В те времена, когда я был очень мал (года четыре), а очереди в авиакассы чрезвычайно велики, мой находчивый отец несколько раз проделывал один и тот же трюк.
Он брал меня на руки, командовал на ухо: «Ори! Сильнее! Ну!», а когда сирена выходила на заданную мощность, начинал прорываться сквозь плотную, как студень, толпу. Представьте себе: упертые, озлобленные граждане расступались, и мы оказывались у окошечка. То ли это срабатывал древний рефлекс «ребенок плачет», а может, я брал невыносимую для человеческого организма ноту, но у нас получалось.
Теперь-то я понимаю, что родитель мой был не такой уж оригинал: спланированная истерика, искусство «брать горлом» известно еще со времен первых демократий. Древние германцы на своих тингах с чистой совестью выносили решение в пользу тех, кто громче орет, поскольку громкость означает силу, а против силы не попрешь. Примерно той же практики часто придерживались афиняне, новгородцы, англичане, шляхта в Сейме, воры на «правилках»… Однако наивно полагать, что искусство истерики есть пережиток древности: она и в условиях сплошного хай-тека широко применяется. Потому что механизм этот при наличии профессионального, самозабвенного исполнителя срабатывает почти безотказно. Во время второй чеченской войны на бесчисленных ток-шоу несколько раз доводилось наблюдать один и то же эпизод: ведущий (обычно с дрожью в голосе от собственной неожиданной храбрости) начинал говорить о том, что Басаев с Масхадовым оказались не такими замечательными людьми, как мы о них думали, инициативу резко перехватывала красивая женщина (варианты: старушка, девочка-подросток), которая, разбрызгивая слезы по студии, начинала кричать: «О чем вы говорите!!! Вы не видели маленького Саидика с оторванными кассетной бомбой ножками!!! Не видели пятилетнюю Малику, изнасилованную целым батальоном российских солдат…» и т. д. Тридцати-сорока секунд такого рева хватало на то, чтобы общее внимание переключилось на Саидика и Малику, в реальности которых уже никто не сомневался, и, разумеется, ни у кого язык не поворачивался потребовать доказательств этих злодеяний.

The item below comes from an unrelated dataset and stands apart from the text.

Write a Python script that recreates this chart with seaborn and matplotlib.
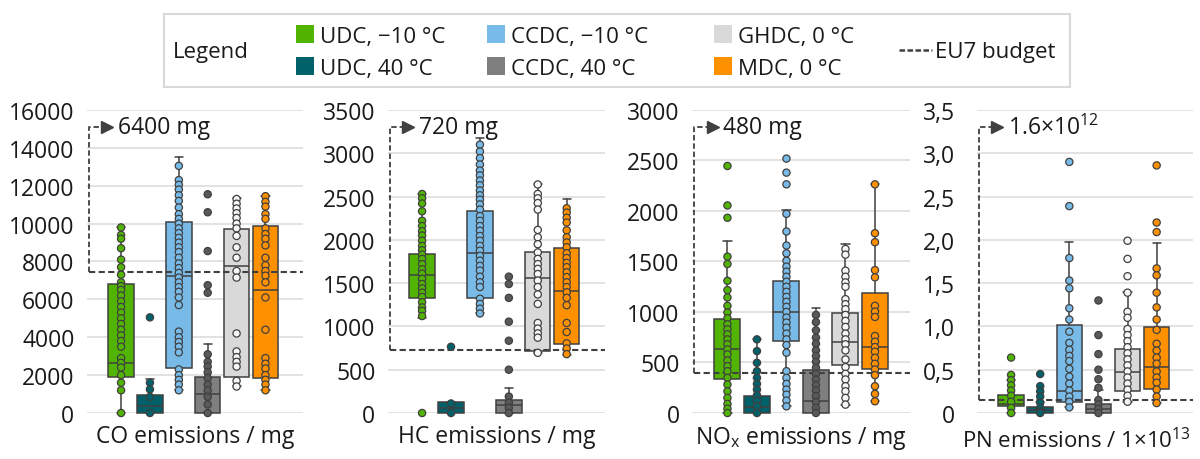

Теперь мы становимся свидетелями того, как подобная технология обкатывается уже в мировом масштабе. Возможно, когда эта колонка выйдет в печать, в расследовании гибели малазийского самолета появятся подробности, но, хочу заметить, они будут не так уж важны. Более того, виновные давно назначены – Россия и ополченцы, – причем не блогерской вольницей, а на вполне официальном, даже высшем уровне. Теперь, по всему видно, нашим врагам (чего уж там – они и вправду враги) остается развивать избранную тактику, а именно довести накал мировой истерики до такой степени, когда содержимое «черных ящиков», то есть реальные причины трагедии, станет никому не интересно. В роли рыдающих женщин (старушек, подростков) массово выступают разного уровня политики, «эксперты», но главным образом пресса, уже больше недели размножающая миллиардными тиражами заголовки о вине России.
Можно, конечно, сказать, что с нашей стороны слышится та же твердость – виноваты киевская хунта и Штаты, – но это, простите, не тот масштаб (наши медийные возможности заведомо уступают западным), а главное, не тот уровень: ни сам Путин, ни его окружение не позволили себе даже сотой доли того, что позволяют «коллеги». По сути, это противостояние управляемой вакханалии и твердого рацио, в котором последнее, увы, имеет один шанс выиграть против десяти проиграть. Однако этот один стоит той десятки: простите за высокий слог, Правда останется Правдой, даже если никто из людей не будет ее знать. На то и уповаем.
По законам «антихунтовского» жанра (он вполне сформировался) здесь следует сказать, до какой моральной канализации опустились США и их приспешники, но не буду. Меня удивляет другое: до недавних пор одним из признаков цивилизованности считалось умение цивилизованно конфликтовать. Но явственно видно, что в мир, нашпигованный удивительной техникой и умными словами, возвращается враждебность даже не древнего, а какого-то животного пошиба, когда доводы уже не существуют, а есть только откровенное право сильного. Стая поднимает вой, рассчитывая, что противник, испугавшись, побежит и неминуемо станет добычей.
Раз уж так все складывается в мире, главное – не побежать.